Required task
With pictures left out, extract every line between the start of the records below and the line holding "return (H - MB - y) / ph", inclusive.

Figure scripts
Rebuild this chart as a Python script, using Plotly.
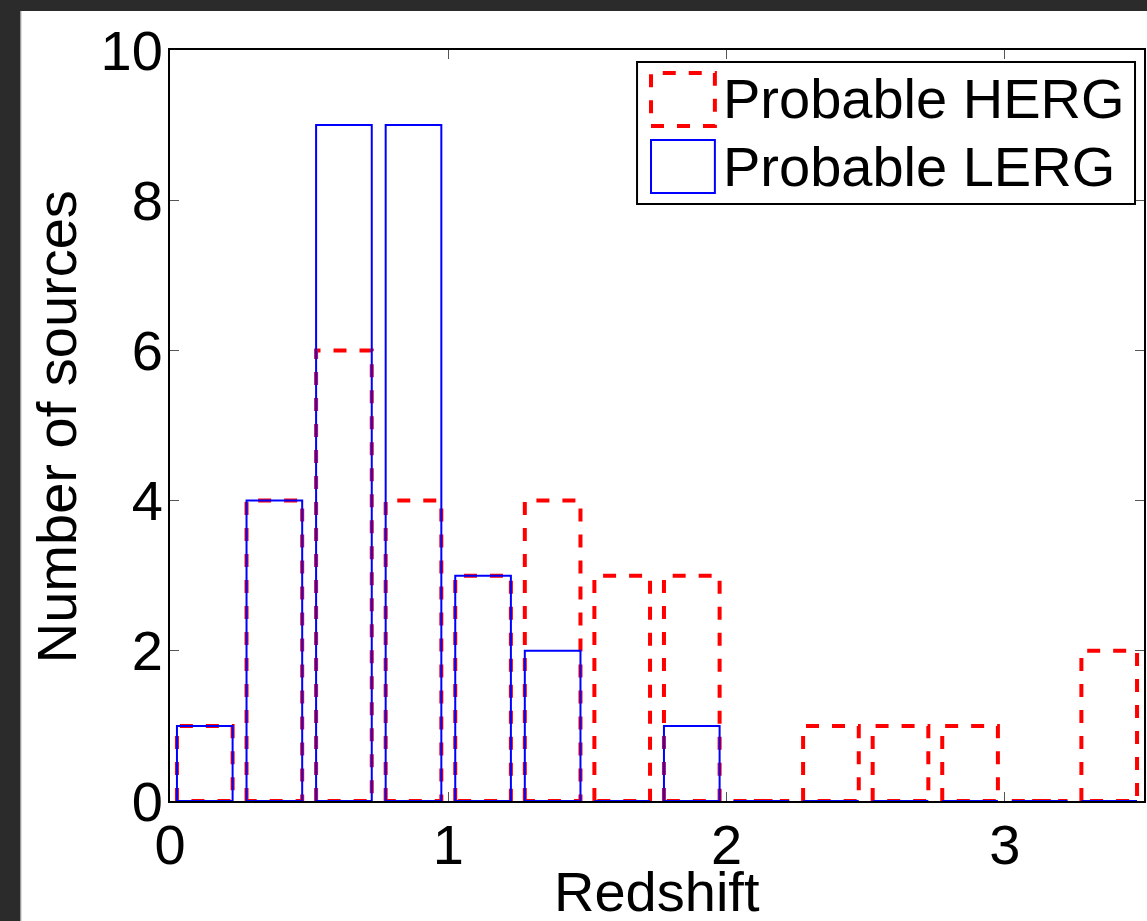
import plotly.graph_objects as go

# ---- data ----
bin_centers = [0.125, 0.375, 0.625, 0.875, 1.125, 1.375, 1.625,
               1.875, 2.125, 2.375, 2.625, 2.875, 3.125, 3.375]
herg_counts = [1, 4, 6, 4, 3, 4, 3, 3, 0, 1, 1, 1, 0, 2]
lerg_counts = [1, 4, 9, 9, 3, 2, 0, 1, 0, 0, 0, 0, 0, 0]
series_names = ["Probable HERG", "Probable LERG"]
x_ticks = [0, 1, 2, 3]
y_ticks = [0, 2, 4, 6, 8, 10]
x_title = "Redshift"
y_title = "Number of sources"

# ---- style ----
BAR_WIDTH = 0.2
FONT = "Liberation Sans, Arial, Helvetica, sans-serif"
FS = 56
W, H = 1147, 921
ML, MR, MT, MB = 170, 1, 50, 120


def outline(centers, heights, width):
    xs, ys = [], []
    for c, h in zip(centers, heights):
        x0, x1 = c - width / 2, c + width / 2
        xs += [x0, x0, x1, x1, x0, None]
        ys += [0, h, h, 0, 0, None]
    return xs, ys


fig = go.Figure()
hx, hy = outline(bin_centers, herg_counts, BAR_WIDTH)
lx, ly = outline(bin_centers, lerg_counts, BAR_WIDTH)
fig.add_trace(go.Scatter(x=hx, y=hy, mode="lines", name=series_names[0],
                         line=dict(color="#ff0000", width=4, dash="13px,13px"),
                         showlegend=False, hoverinfo="skip"))
fig.add_trace(go.Scatter(x=lx, y=ly, mode="lines", name=series_names[1],
                         line=dict(color="#0000ff", width=2),
                         showlegend=False, hoverinfo="skip"))

pw = W - ML - MR
ph = H - MT - MB


def px(x):
    return (x - ML) / pw


def py(y):
    return (H - MB - y) / ph


shapes = [
    # white page over dark frame
    dict(type="rect", xref="paper", yref="paper", layer="below",
         x0=px(20), x1=px(W + 5), y0=py(H + 5), y1=py(11),
         fillcolor="white", line=dict(width=0)),
    dict(type="line", xref="paper", yref="paper", layer="below",
         x0=px(20.5), x1=px(20.5), y0=py(H + 5), y1=py(11),
         line=dict(color="#8a8a8a", width=1)),
    # legend box
    dict(type="rect", xref="paper", yref="paper",
         x0=px(638), x1=px(1137), y0=py(204), y1=py(62),
         fillcolor="white", line=dict(color="black", width=2)),
    dict(type="rect", xref="paper", yref="paper",
         x0=px(652), x1=px(716), y0=py(126), y1=py(73),
         line=dict(color="#ff0000", width=4, dash="13px,13px")),
    dict(type="rect", xref="paper", yref="paper",
         x0=px(652), x1=px(716), y0=py(193), y1=py(140),
         line=dict(color="#0000ff", width=2)),
]

annotations = [
    dict(xref="paper", yref="paper", x=px(722), y=py(99), xanchor="left",
         yanchor="middle", text=series_names[0], showarrow=False,
         font=dict(family=FONT, size=FS, color="black")),
    dict(xref="paper", yref="paper", x=px(722), y=py(166), xanchor="left",
         yanchor="middle", text=series_names[1], showarrow=False,
         font=dict(family=FONT, size=FS, color="black")),
    dict(xref="paper", yref="paper", x=px(658), y=py(891), xanchor="center",
         yanchor="middle", text=x_title, showarrow=False,
         font=dict(family=FONT, size=FS, color="black")),
    dict(xref="paper", yref="paper", x=px(56), y=py(427), xanchor="center",
         yanchor="middle", text=y_title, showarrow=False, textangle=-90,
         font=dict(family=FONT, size=FS, color="black")),
]

axis_common = dict(
    showline=True, linecolor="black", linewidth=2, mirror="allticks",
    ticks="inside", ticklen=9, tickwidth=1, tickcolor="#555555",
    showgrid=False, zeroline=False,
    tickfont=dict(family=FONT, size=FS, color="black"),
)

fig.update_layout(
    width=W, height=H,
    margin=dict(l=ML, r=MR, t=MT, b=MB, pad=0),
    paper_bgcolor="#2b2b2b", plot_bgcolor="white",
    font=dict(family=FONT, size=FS, color="black"),
    shapes=shapes, annotations=annotations,
    xaxis=dict(range=[0, 3.5], tickvals=x_ticks, ticktext=[str(t) for t in x_ticks],
               ticklabelstandoff=-6,
               **axis_common),
    yaxis=dict(range=[0, 10], tickvals=y_ticks, ticktext=[str(t) for t in y_ticks],
               ticklabelstandoff=-6,
               **axis_common),
)

fig.write_html("out.html")
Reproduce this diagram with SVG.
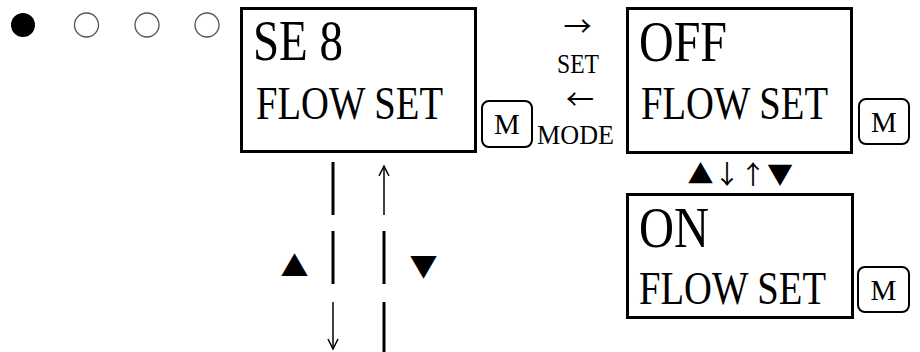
<svg xmlns="http://www.w3.org/2000/svg" width="920" height="352" viewBox="0 0 920 352">
<defs>
<style>
.box{fill:#fff;stroke:#000;stroke-width:3}
.btn{fill:#fff;stroke:#000;stroke-width:2}
text{font-family:'Liberation Serif','Times New Roman',serif;fill:#000}
.big{font-size:57px}
.mid{font-size:47px}
.sm{font-size:28px}
.m{font-size:29px;text-anchor:middle}
.sym{font-family:'Noto Sans CJK TC','Noto Sans CJK SC',sans-serif;text-anchor:middle}
.seg{stroke:#000;stroke-width:3}
.arr{stroke:#000;stroke-width:1.5;fill:none}
.dot{fill:#fff;stroke:#555;stroke-width:1.3}
</style>
<marker id="oh" viewBox="0 0 12 12" refX="11" refY="6" markerWidth="12" markerHeight="12" markerUnits="userSpaceOnUse" orient="auto">
<path d="M1,1 L11,6 L1,11" fill="none" stroke="#000" stroke-width="1.5"/>
</marker>
</defs>
<rect width="920" height="352" fill="#fff"/>
<g id="indicators">
<circle cx="23" cy="25" r="12" fill="#000"/>
<circle class="dot" cx="86.5" cy="25" r="12"/>
<circle class="dot" cx="147" cy="25" r="12"/>
<circle class="dot" cx="207" cy="25" r="12"/>
</g>
<g id="node-se8">
<rect class="box" x="241.5" y="8.5" width="234" height="143"/>
<text class="big" x="253" y="60" textLength="90" lengthAdjust="spacingAndGlyphs">SE 8</text>
<text class="mid" x="256" y="119" textLength="187" lengthAdjust="spacingAndGlyphs">FLOW SET</text>
</g>
<g id="btn-1">
<rect class="btn" x="482" y="101" width="50" height="46" rx="7"/>
<text class="m" x="507" y="134">M</text>
</g>
<g id="node-off">
<rect class="box" x="627.5" y="8.5" width="224" height="144"/>
<text class="big" x="639" y="61" textLength="88" lengthAdjust="spacingAndGlyphs">OFF</text>
<text class="mid" x="641" y="119" textLength="187" lengthAdjust="spacingAndGlyphs">FLOW SET</text>
</g>
<g id="btn-2">
<rect class="btn" x="859" y="99" width="50" height="45" rx="7"/>
<text class="m" x="884" y="132">M</text>
</g>
<g id="node-on">
<rect class="box" x="627.5" y="194.5" width="225" height="123"/>
<text class="big" x="639" y="247" textLength="70" lengthAdjust="spacingAndGlyphs">ON</text>
<text class="mid" x="639" y="304" textLength="187" lengthAdjust="spacingAndGlyphs">FLOW SET</text>
</g>
<g id="btn-3">
<rect class="btn" x="858" y="267" width="51" height="45" rx="7"/>
<text class="m" x="883.5" y="300">M</text>
</g>
<g id="labels">
<text class="sym" x="577.5" y="37" font-size="28">→</text>
<text class="sm" x="557" y="73" textLength="42" lengthAdjust="spacingAndGlyphs">SET</text>
<text class="sym" x="580" y="110" font-size="28">←</text>
<text class="sm" x="537" y="144" textLength="77" lengthAdjust="spacingAndGlyphs">MODE</text>
<text class="sym" x="700.5 727 740 753 780" y="184" font-size="26">▲↓ ↑▼</text>
<text class="sym" x="294.5" y="277" font-size="28">▲</text>
<text class="sym" x="423.5" y="277" font-size="28">▼</text>
</g>
<g id="connectors">
<line class="seg" x1="333" y1="162" x2="333" y2="215"/>
<line class="seg" x1="333" y1="231" x2="333" y2="284"/>
<line class="arr" x1="333" y1="302" x2="333" y2="349" marker-end="url(#oh)"/>
<line class="arr" x1="384" y1="215" x2="384" y2="166" marker-end="url(#oh)"/>
<line class="seg" x1="384" y1="231" x2="384" y2="284"/>
<line class="seg" x1="384" y1="302" x2="384" y2="352"/>
</g>
</svg>
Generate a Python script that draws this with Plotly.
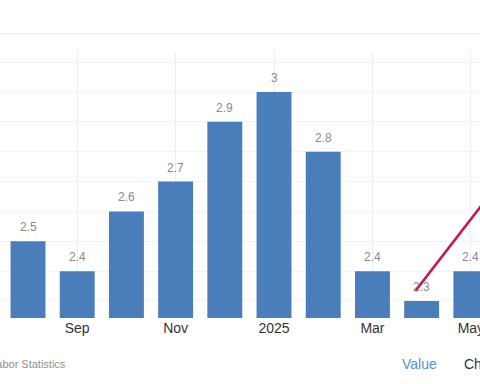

Written solution
Rebuild this chart as a Python script, using Plotly.
import plotly.graph_objects as go

# ---- data ----
bin_centers = [0.125, 0.375, 0.625, 0.875, 1.125, 1.375, 1.625,
               1.875, 2.125, 2.375, 2.625, 2.875, 3.125, 3.375]
herg_counts = [1, 4, 6, 4, 3, 4, 3, 3, 0, 1, 1, 1, 0, 2]
lerg_counts = [1, 4, 9, 9, 3, 2, 0, 1, 0, 0, 0, 0, 0, 0]
series_names = ["Probable HERG", "Probable LERG"]
x_ticks = [0, 1, 2, 3]
y_ticks = [0, 2, 4, 6, 8, 10]
x_title = "Redshift"
y_title = "Number of sources"

# ---- style ----
BAR_WIDTH = 0.2
FONT = "Liberation Sans, Arial, Helvetica, sans-serif"
FS = 56
W, H = 1147, 921
ML, MR, MT, MB = 170, 1, 50, 120


def outline(centers, heights, width):
    xs, ys = [], []
    for c, h in zip(centers, heights):
        x0, x1 = c - width / 2, c + width / 2
        xs += [x0, x0, x1, x1, x0, None]
        ys += [0, h, h, 0, 0, None]
    return xs, ys


fig = go.Figure()
hx, hy = outline(bin_centers, herg_counts, BAR_WIDTH)
lx, ly = outline(bin_centers, lerg_counts, BAR_WIDTH)
fig.add_trace(go.Scatter(x=hx, y=hy, mode="lines", name=series_names[0],
                         line=dict(color="#ff0000", width=4, dash="13px,13px"),
                         showlegend=False, hoverinfo="skip"))
fig.add_trace(go.Scatter(x=lx, y=ly, mode="lines", name=series_names[1],
                         line=dict(color="#0000ff", width=2),
                         showlegend=False, hoverinfo="skip"))

pw = W - ML - MR
ph = H - MT - MB


def px(x):
    return (x - ML) / pw


def py(y):
    return (H - MB - y) / ph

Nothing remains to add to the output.